Barack Obama has paid tribute to all victims of the 9/11 terrorist attack with the families of those who died when al-Qaida terrorists crashed an aircraft into the Pentagon within an hour of the twin assaults on the World Trade Centre in New York.

"Our hearts still ache for the futures snatched away, the lives that might have been," Obama told family members of the 184 people who died at the Pentagon.

The shadow of possible military action in Syria loomed over the event as Obama vowed to "defend our nation".

"Let us have the wisdom to know that while force is sometimes necessary, force alone cannot build the world we seek," Obama said, after placing a wreath on the Pentagon 9/11 memorial and speaking to the family members of the victims.

He also mentioned the four Americans, including US ambassador Chris Stevens, who were killed in an Islamist militant attack on a diplomatic compound in Benghazi, Libya, on 11 September, 2012.

"We pray for all those who've stepped forward in those years of war, diplomats who serve in dangerous posts, as we saw this day last year in Benghazi," he said.

First Lady Michelle Obama, vice-president Joe Biden and his wife Jill also took part in the ceremony.

At 8.46 am EDT precisely, hundreds of mourners gathered at Ground Zero, the site of the fallen World Trade Centre in New York, to mark in silence the moment when American Airlines flight 11 crashed into the North Tower.

That attack was followed less than 20 minutes later by a second aircraft, United Airlines flight 175, flown into the side of the South Tower.

Both buildings collapsed and 1,753 people died, including 403 police officers and firefighters.

A fourth hijacked flight was brought down in a field in Pennsylvania when passengers of United Airlines flight 93 overwhelmed the terrorists who were believed to be targeting the Capitol building in Washington DC.

The anniversary ceremony included the recitation of the names of the dead while bagpipes and bells rang in the background.
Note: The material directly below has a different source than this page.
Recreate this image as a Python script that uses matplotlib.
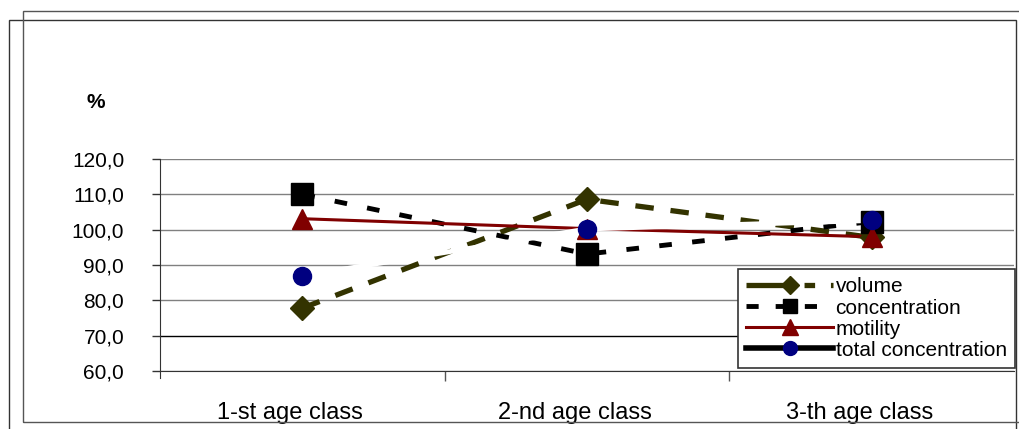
import matplotlib
matplotlib.use("Agg")
import matplotlib.pyplot as plt
from matplotlib.patches import Rectangle
from matplotlib.lines import Line2D
from matplotlib.transforms import ScaledTranslation

categories = ["1-st age class", "2-nd age class", "3-th age class"]
volume = [77.8, 108.6, 97.8]
concentration = [110.0, 93.1, 102.3]
motility = [103.1, 100.3, 98.0]
total_concentration = [86.9, 100.2, 102.6]
yticks = [60, 70, 80, 90, 100, 110, 120]
ytick_labels = ["60,0", "70,0", "80,0", "90,0", "100,0", "110,0", "120,0"]

plt.rcParams['font.family'] = ['Liberation Sans', 'DejaVu Sans']

W, H = 1019, 429
fig = plt.figure(figsize=(W / 100, H / 100), dpi=100)

# outer frames
fig.patches.append(Rectangle((9 / W, -0.05), (1016 - 9) / W, (429 - 20) / H + 0.05,
                             transform=fig.transFigure, fill=False, edgecolor="#333333", lw=1.0))
fig.patches.append(Rectangle((23 / W, (429 - 422) / H), 1.1, (422 - 11) / H,
                             transform=fig.transFigure, fill=False, edgecolor="#555555", lw=1.0))

ax = fig.add_axes([160 / W, (429 - 371) / H, (1014 - 160) / W, (371 - 159) / H])
x = list(range(len(categories)))

for v in yticks:
    ax.axhline(v, color="black" if v == 70 else "#808080", lw=1.0, zorder=1)

# lines
ax.plot(x, volume, color="#333300", lw=3.8, dashes=(3.5, 3.2), zorder=2)
ax.plot(x, concentration, color="black", lw=3.5, dashes=(2.6, 4.2), zorder=3)
ax.plot(x, motility, color="#800000", lw=2.2, zorder=4)
ax.plot(x, total_concentration, color="white", lw=3.5, zorder=5)

# markers
ax.plot(x, volume, ls="none", marker="D", ms=12, color="#333300", zorder=6)
ax.plot(x, concentration, ls="none", marker="s", ms=16, color="black", zorder=7)
ax.plot(x, motility, ls="none", marker="^", ms=15, color="#800000", zorder=8)
ax.plot(x, total_concentration, ls="none", marker="o", ms=13, color="#000080", zorder=9)

ax.set_xlim(-0.5, len(categories) - 0.5)
ax.set_ylim(60, 120)
ax.set_yticks(yticks)
ax.set_yticklabels(ytick_labels)
ax.set_xticks(x)
ax.set_xticklabels(categories)
ax.set_xticks([0.5, 1.5], minor=True)
ax.tick_params(axis="x", which="major", length=0, pad=22, labelsize=17)
ax.tick_params(axis="x", which="minor", length=7, width=1, color="#555555")
ax.tick_params(axis="y", length=5.8, width=1, color="#333333", pad=20, labelsize=15)
offset = ScaledTranslation(-12 / 100, 0, fig.dpi_scale_trans)
for lab in ax.get_xticklabels():
    lab.set_transform(lab.get_transform() + offset)
for s in ["top", "right"]:
    ax.spines[s].set_visible(False)
ax.spines["left"].set_color("#333333")
ax.spines["left"].set_bounds(58, 120)
ax.spines["bottom"].set_color("#333333")

fig.text(96 / W, (429 - 103) / H, "%", fontsize=15, fontweight="bold", ha="center", va="center")

handles = [
    Line2D([], [], color="#333300", lw=3.8, dashes=(8, 3, 2, 3), marker="D", ms=9),
    Line2D([], [], color="black", lw=3.5, dashes=(2.5, 3.5), marker="s", ms=10),
    Line2D([], [], color="#800000", lw=2.2, marker="^", ms=11),
    Line2D([], [], color="black", lw=4, marker="o", ms=10, markerfacecolor="#000080", markeredgecolor="#000080"),
]
labels = ["volume", "concentration", "motility", "total concentration"]
leg = ax.legend(handles, labels, loc="lower right",
                bbox_to_anchor=((1015 - 160) / (1014 - 160), (371 - 368) / (371 - 159)),
                fontsize=15, frameon=True, fancybox=False, framealpha=1, edgecolor="#333333",
                borderpad=0.4, labelspacing=0.1, handlelength=4.2, handletextpad=0.1, borderaxespad=0)
leg.get_frame().set_linewidth(1.2)
leg.set_zorder(20)

fig.savefig("out.png", dpi=100)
No public officials spoke at the ceremony, although former New York mayor Rudolph Giuliani, his successor, Michael Bloomberg, police commissioner Raymond Kelly, and other city and state leaders attended.

Nineteen hijackers died in the four attacks, later claimed by Osama Bin Laden and al-Qaida, which led directly to the US war in Afghanistan and indirectly to the invasion of Iraq.

9/11 counter-demonstration

A 9/11 counter-demonstration of two million bikers who had planned to ride through Washington DC has been denied a permit, according to the Washington Times.

The aim was to protest against a march organised by the American Muslim Political Action Committee, a fringe group that promulgates anti-Semitic conspiracy theories about the 9/11 attacks.

The bikers planned their counter-demonstration to "remember the victims of 9/11 and to honour our armed forces that fought those who precipitated this attack".

"We did the right thing and went through the proper channels to secure a no-stop permit to ride through your great city," the bikers said.

"We wanted to ride an established route, which would have taken us past the Vietnam Memorial to the Lincoln Memorial, across the bridge into Virginia, and that's it. We would have been completely out of Washington DC, and your city would have been back to normal."